What else could possibly be lacking? In a word, us. So here’s the key point. Remember the bike example? We continue to run alongside our child even when they first seem to have the knack of riding. Why? Insurance. We want to make sure they do. Children need the same kind of assistance with homework. Although they can sit and attend to many things by themselves, they may need for us to sit and “participate” in the process at homework time. This does not mean becoming a drill sergeant. Nor does it mean giving them the answers, or just checking them when the child is finished. It does not mean sitting with them and talking on the telephone while we do. It means sitting with them AND participating. It means that homework becomes a parent-child activity. In the beginning this may mean every night. Of course, this is not always practical or possible. But what’s important is that as parents we develop a mindset about the nuances of parent participation and how it impacts our child’s learning process in significant ways.
Attitude is Everything
In short, be proactive in the process. That means being physically present, in earnest, while a child does homework. How? Well, by asking them relevant questions, praising their effort when they do an assignment well, helping them organize it. Or, it could include explaining a concept they don’t understand, or helping them practice something until they get the idea. It could even mean briefly telling them what a particular assignment was like for you as a child.
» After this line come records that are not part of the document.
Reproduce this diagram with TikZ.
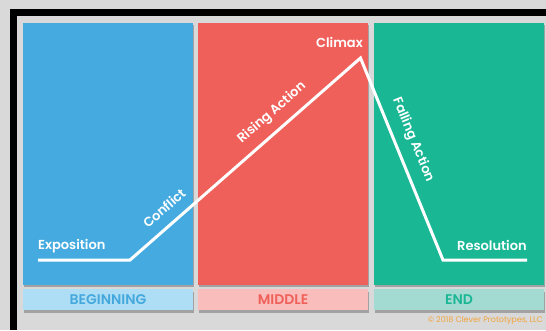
\documentclass[tikz,border=0pt]{standalone}
\usepackage{fontspec}
\setmainfont{Poppins}
\newfontfamily\semib{Poppins SemiBold}
\usetikzlibrary{shadows}
\definecolor{bgGray}{HTML}{D9D9D9}
\definecolor{pBlue}{HTML}{45AAE0}
\definecolor{pRed}{HTML}{F0605A}
\definecolor{pTeal}{HTML}{1AB795}
\definecolor{lBlue}{HTML}{ADDEF5}
\definecolor{lRed}{HTML}{F9BDBB}
\definecolor{lTeal}{HTML}{A3DAD1}
\definecolor{tBlue}{HTML}{45A8DD}
\definecolor{tRed}{HTML}{F0605A}
\definecolor{tTeal}{HTML}{1AB795}
\definecolor{copyOrange}{HTML}{F2A33A}
\tikzset{
  panel/.style={rectangle, inner sep=0pt, minimum width=170pt, minimum height=262pt,
    drop shadow={shadow xshift=1pt, shadow yshift=-2pt, fill=black, opacity=0.25}},
  section/.style={rectangle, inner sep=0pt, minimum width=170pt, minimum height=21pt,
    font=\fontsize{14}{16}\selectfont\semib,
    drop shadow={shadow xshift=1pt, shadow yshift=-3pt, fill=black, opacity=0.25}},
  arc/.style={draw=white, line width=3pt},
  plotlabel/.style={text=white, inner sep=0pt, font=\fontsize{13}{15}\selectfont\semib},
}
\begin{document}
\begin{tikzpicture}[x=1pt,y=-1pt]
\useasboundingbox (0,0) rectangle (546,330);
\fill[bgGray] (0,0) rectangle (546,330);
% black frame
\fill[black] (10,9) rectangle (546,16);
\fill[black] (10,9) rectangle (17,330);
% panels
\node[panel, fill=pBlue] (pb) at (108,154) {};
\node[panel, fill=pRed] (pr) at (283,154) {};
\node[panel, fill=pTeal] (pt) at (459,154) {};
% section labels
\node[section, fill=lBlue, text=tBlue] (sb) at (108,299.5) {BEGINNING};
\node[section, fill=lRed, text=tRed] (sr) at (283,299.5) {MIDDLE};
\node[section, fill=lTeal, text=tTeal] (st) at (459,299.5) {END};
% plot line
\coordinate (e0) at (38,260);
\coordinate (c0) at (130,260);
\coordinate (cl) at (360.5,58);
\coordinate (f1) at (443,260);
\coordinate (r1) at (527,260);
\draw[arc] (e0) -- (c0) -- (cl) -- (f1) -- (r1);
% labels
\node[plotlabel, anchor=base west] (lexp) at (38,249) {Exposition};
\node[plotlabel, rotate=41.3] (lcon) at (164,208) {Conflict};
\node[plotlabel, rotate=41.3] (lris) at (272,113) {Rising Action};
\node[plotlabel, anchor=base east] (lcli) at (363,47) {Climax};
\node[plotlabel, rotate=-67.7] (lfal) at (413,140) {Falling Action};
\node[plotlabel, anchor=base west] (lres) at (457,250) {Resolution};
% copyright
\node[text=copyOrange, anchor=base east, inner sep=0pt, font=\fontsize{8}{9}\selectfont] (copy) at (543,322) {© 2018 Clever Prototypes, LLC};
\end{tikzpicture}
\end{document}
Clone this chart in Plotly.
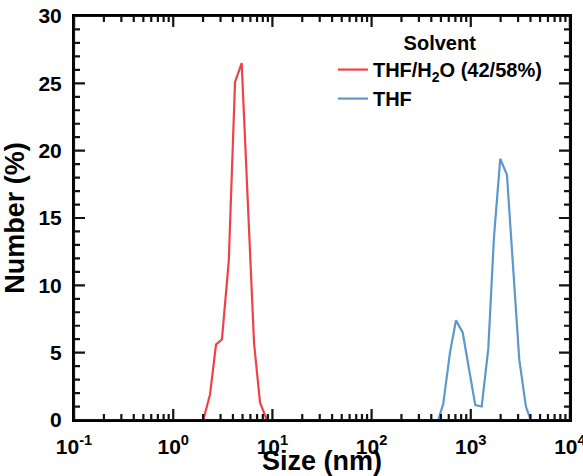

Won’t This Cause Other Problems?
For us such participation appears to be so incredibly simplistic that we assume it to be completely unnecessary, especially when dealing with an older elementary school child. And too, we fear that such intense parent participation may encourage a child to exhibit attention-seeking misbehavior at those times when we can’t be so directly involved. Also, we worry that parent participation in this fashion will facilitate a dependent attitude resulting in a situation where the youngster may never do homework by him/herself. Not true; just the opposite happens.
The Benefits of This Kind of Parent Participation in the Homework Process
For a child, such parent participation can mean everything. Yes it’s giving them structure at as level we would expect only a younger child to need. But they’re not going to need this level of intervention forever. This is just the stage where we’re running alongside the child with our hands perched above the steering wheel in case they start to fall off the bike. If we let go too soon they do. The same thing happens with homework. If we aren’t hands on long enough they don’t “take off” so to speak, in the same way they do when learning to ride a bike. Moreover, once they do learn to ride we only need check on them occasionally. The same thing happens with homework. The pros of doing this, which have lasting positive effects by the way, far outweigh the cons. By example, our participation helps them:
Develop good study habits from the start
Develop a good attitude about homework
Develop their organizational skills
Learn to reason better and to think more logically
Build motivation and, confidence in their own ability
Want to keep trying when they don’t get it right the first time
Increase their rate of learning
In short it works! As adults we sometimes procrastinate. When we do, it may take a spouse or a friend to talk us through something, or some other kind of direct involvement on their part. We know we are perfectly capable of doing whatever it is alone, but, we don’t. The support someone gives us, just by talking us through something, can make all the difference. With children it can be the same thing with homework. They will never be able to articulate this to us. As parents it is our role to figure it out.